No, we're not making this up-it's right there in the NY Times, so we're sure that they really mean this. And are, "credit unions in public housing complexes," the reason we needed Mike Bloomberg for a bogarted third term? This is beyond farce.

Unable to recognize that the problem lies with his own limited world view, Mike Bloomberg continues along the same self destructive path that got us to this point. As the Siegels observe: "During the peak years of 2003 to mid-2008, wages outside of Manhattan were essentially stagnant for the middle class, while the costs of housing, electricity, water and phone service rose sharply under Mayor Bloomberg. A report by the liberal Center for the Urban Future, "Reviving the City of Aspiration," reports that a person can live in Houston for $50,000 a year at the same standard as he or she would in Manhattan with a $123,000 income. "Astonishingly," the report notes, more residents left the five boroughs for other locales in each of the five years between 2002 and 2006 "than in 1993, when the city," suffering from staggering job losses and high crime, "was in seemingly far worse shape."

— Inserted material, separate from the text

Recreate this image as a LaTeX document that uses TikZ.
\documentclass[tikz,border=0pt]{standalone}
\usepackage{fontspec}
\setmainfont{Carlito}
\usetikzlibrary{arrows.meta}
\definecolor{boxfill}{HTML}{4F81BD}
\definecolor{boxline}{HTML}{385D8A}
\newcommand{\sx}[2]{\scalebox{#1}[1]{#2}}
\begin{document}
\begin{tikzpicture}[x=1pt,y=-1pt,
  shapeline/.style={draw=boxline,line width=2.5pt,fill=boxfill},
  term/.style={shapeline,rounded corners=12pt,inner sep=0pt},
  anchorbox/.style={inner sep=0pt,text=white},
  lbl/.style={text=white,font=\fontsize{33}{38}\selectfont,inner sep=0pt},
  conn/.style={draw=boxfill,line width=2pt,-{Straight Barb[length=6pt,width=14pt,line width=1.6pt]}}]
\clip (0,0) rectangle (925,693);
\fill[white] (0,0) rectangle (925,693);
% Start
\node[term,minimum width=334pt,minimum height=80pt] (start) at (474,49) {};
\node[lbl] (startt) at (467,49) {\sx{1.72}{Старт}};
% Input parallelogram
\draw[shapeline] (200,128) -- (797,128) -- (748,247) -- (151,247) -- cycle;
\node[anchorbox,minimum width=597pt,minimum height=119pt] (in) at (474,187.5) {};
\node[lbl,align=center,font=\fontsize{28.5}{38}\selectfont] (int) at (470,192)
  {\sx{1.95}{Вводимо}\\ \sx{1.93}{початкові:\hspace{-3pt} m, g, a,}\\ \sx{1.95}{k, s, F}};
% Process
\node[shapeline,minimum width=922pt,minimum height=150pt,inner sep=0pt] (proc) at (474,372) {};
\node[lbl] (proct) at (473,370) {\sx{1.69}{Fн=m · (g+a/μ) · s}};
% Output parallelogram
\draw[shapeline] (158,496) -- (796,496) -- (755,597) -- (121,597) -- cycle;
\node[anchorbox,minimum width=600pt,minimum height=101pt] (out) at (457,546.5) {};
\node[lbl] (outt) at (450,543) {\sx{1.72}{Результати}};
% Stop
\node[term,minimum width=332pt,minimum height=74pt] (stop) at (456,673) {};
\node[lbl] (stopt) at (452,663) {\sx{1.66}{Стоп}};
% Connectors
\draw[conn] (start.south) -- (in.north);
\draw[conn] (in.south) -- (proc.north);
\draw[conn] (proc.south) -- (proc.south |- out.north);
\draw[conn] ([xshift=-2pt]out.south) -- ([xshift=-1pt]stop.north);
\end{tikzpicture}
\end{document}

Driven out by the rising costs of government, and a mayor who has no understanding of what needed to be done to reduce the size and scope of government-so immersed in a Wall Street driven perspective that was blind to the concerns of the shlubs in the city's neighborhoods, or the problems of small business owners: "We don't want to lose people who work on Wall Street," Mr. Bloomberg said recently, neatly summing up the dynamic in which high taxes on the rich pay for a padded public-sector work force while squeezing out entrepreneurs. "We need the tax base. Our teachers need to get paid."

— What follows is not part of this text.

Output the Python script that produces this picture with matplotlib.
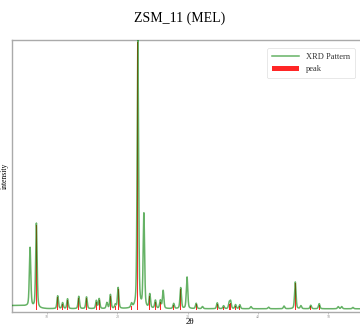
import numpy as np
import matplotlib
matplotlib.use('Agg')
import matplotlib.pyplot as plt

# peak list (2theta, relative intensity)
peak_pos = [7.57, 8.47, 11.5, 12.2, 12.9, 14.5, 15.6, 17.0, 17.4, 18.5, 19.0, 19.7, 20.1,
            22.0, 22.9, 23.76, 24.6, 25.4, 26.1, 26.5, 28.0, 29.0, 29.9, 31.2,
            34.2, 35.1, 35.9, 36.1, 36.8, 37.4, 43.7, 45.3, 46.1, 47.5, 48.7]
peak_int = [22, 31.5, 4.8, 2.2, 3.7, 4.6, 4.4, 3.0, 3.7, 2.2, 5.2, 1.5, 7.8,
            1.5, 100, 35, 5.2, 3.0, 3.0, 6.7, 1.9, 7.8, 11.8, 2.0,
            2.2, 1.1, 2.2, 2.7, 1.5, 1.5, 1.0, 10, 1.1, 1.3, 1.9]

# small humps in the pattern that carry no peak bar
bump_pos = [32.1, 39.0, 41.5, 51.4, 51.9, 53.5]
bump_int = [0.8, 0.8, 0.6, 0.8, 0.8, 0.5]

# background read at a few angles
bg_x = [5, 6, 7, 8, 9, 10, 15, 20, 30, 40, 55]
bg_y = [1.6, 1.6, 1.4, 0.9, 0.5, 0.4, 0.4, 0.4, 0.4, 0.4, 0.4]

two_theta = np.linspace(5, 55, 5000)

def profile(x, pos, h, w=0.12):
    return h / (1 + ((x - pos) / w) ** 2) * 0.4 + h * np.exp(-((x - pos) / w) ** 2 * 0.69) * 0.6

pattern = np.interp(two_theta, bg_x, bg_y)
for p, h in zip(peak_pos + bump_pos, peak_int + bump_int):
    pattern += profile(two_theta, p, h)

plt.rcParams['font.family'] = ['Liberation Serif', 'DejaVu Serif']

fig = plt.figure(figsize=(3.6, 3.25), dpi=100)
ax = fig.add_axes([12 / 360, 13 / 325, 355 / 360, 272 / 325])

ax.bar(peak_pos, peak_int, width=0.1, color='red', alpha=0.85, label='peak', zorder=2)
ax.plot(two_theta, pattern, color='green', lw=1.1, alpha=0.6, label='XRD Pattern', zorder=3)

ax.set_xlim(5, 55.5)
ax.set_ylim(-0.8, max(pattern) * 1.0)
ax.set_xticks([10, 20, 30, 40, 50])
ax.tick_params(axis='x', labelsize=3, length=1.5, width=0.4, pad=1, colors='#999999')
ax.set_yticks([])
for s in ax.spines.values():
    s.set_color('#aaaaaa')
    s.set_linewidth(1.0)

ax.set_xlabel('2θ', fontsize=6.5, labelpad=-1)
ax.set_ylabel('intensity', fontsize=5.5, labelpad=2)
fig.suptitle('ZSM_11 (MEL)', fontsize=10, y=0.965)

leg = ax.legend(loc='upper right',
                bbox_to_anchor=(359 / 360, 1 - 44 / 325),
                bbox_transform=fig.transFigure, fontsize=6, frameon=True,
                handlelength=3.2, borderpad=0.6, labelspacing=0.5)
leg.get_frame().set_linewidth(0.4)
for t in leg.get_texts():
    t.set_color('#333333')

fig.savefig('out.png', dpi=100)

So, if we do get the third term that Bloomberg has done so much to purchase, we will be in the enviable position of having a front row seat for the upcoming debacle. The mayor may well live to regret his decision to run again-and while doing so, unleashing such vitriol against an underfunded opponent. In our view, the Bloomberg retrospective will be colored by the observation that he might have been better served to gracefully exit when his legitimate term was up. But when you're this rich, it's hard to simply leave well enough alone.